The virus is a tricky thing. It has to gain its foothold in living tissue, but it thrives in dead flesh. It's designed to kill the organism it infects, but keeps it alive post-mortem so that it can grown and spread. It needs only three to eight hours to kill its host, but forty-eight to one hundred twenty hours to cultivate enough of itself to infect another host, and to this point, years later, we still don't know what it takes for it to die. Even when the bodies are too weak to move, when they just start falling apart from the relentless movement and strain the virus puts on it, the flesh still shows the virus alive and breeding. It stops the decay process and secretes a chemical that keeps the flies and insects at bay, and so the bodies last far longer than they should. We had hoped, in the beginning, that they would eventually starve to death, but then we realized that the Ollies don't need to eat. The biting is how the virus transmits. The eating is just confusion left over from the part of the brain that retains basic human needs and desires.

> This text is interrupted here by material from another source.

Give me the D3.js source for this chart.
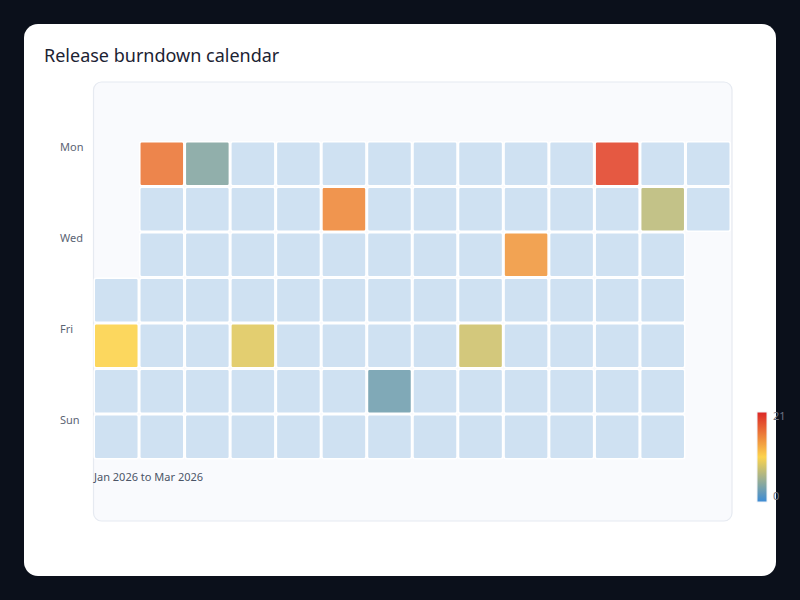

Needs and desires. Like going to work. Like going home at night. Like calling for your parents when you're lost.

"Mommy!"

"Mommy, I wanna go home!"

When the Langford summer carnival was torn apart, it must have come with the fierceness of a locust swarm. Panic, mayhem, wholesale slaughter. A stampede. The bodies lying on the pavement, the crush injuries and bashed skulls, at least indicated that some of the parents had tried to get to their kids. I wondered if the ride operator had abandoned their post, leaving the music playing, the horses rising and falling on their metal poles, the mirrors twinkling with reflected sunlight, the movement of the ride making it so difficult for the adults to catch the youngsters before they were overrun.

An empty paper bag, the kind that would hold funnel cake or mini donuts, skittered along the pavement in front of me, and twelve pairs of confused eyes followed its movement.

Turned children are a rare sight. Something about the bodies of children is off-putting to the virus. Maybe they're too small, maybe they're too weak. Quite often they'd be trapped in with adults - parents, relatives, or just someone at a shelter - and would starve to death or die of exposure, or be consumed entirely by a team of the hungry turned, but sometimes they'd get bitten and manage to run away, hide out somewhere until the change happened. When we found any Ollies under the age of ten or so, it was a shocking and entirely unwelcome discovery.

The ones on the carousel were such a discovery. Some of them were bare bones from the knees down, picked clean by injured or scavenging kin. Others were missing hands or fingers, sometimes entire faces. Their leathery skin was marked with the network for grey-black veins, little hands curled into claws. When they were still fresh they would have possessed the manual dexterity to open the buckles and harnesses holding them in place, but they were only children. They needed the kind embrace of a parent to do that for them, careful hands to press the buttons and lift them from their seats, perhaps to have some cotton candy or a hot dog or to visit the petting zoo.

"Daddy! Daddy where are you?"

"Let me off!"

The sun beat down on their little dried faces, their tiny twisted bodies. They stared at me with a mixture of awe and hate, probably the first living creature they'd seen in months, maybe years. Their little voices were raspy cries and croaks in the stillness, and I stared at them with a mute horror I hadn't felt since I watched that movie for the first time, the spinning of the carousel to propel you either forward or backward through time, and wondered what hateful God had abandoned these little ones like this, left them stuck on an evil contraption going in neither direction, condemning them to an eternally lonely childhood, arms outstretched, crying for parents that would never come.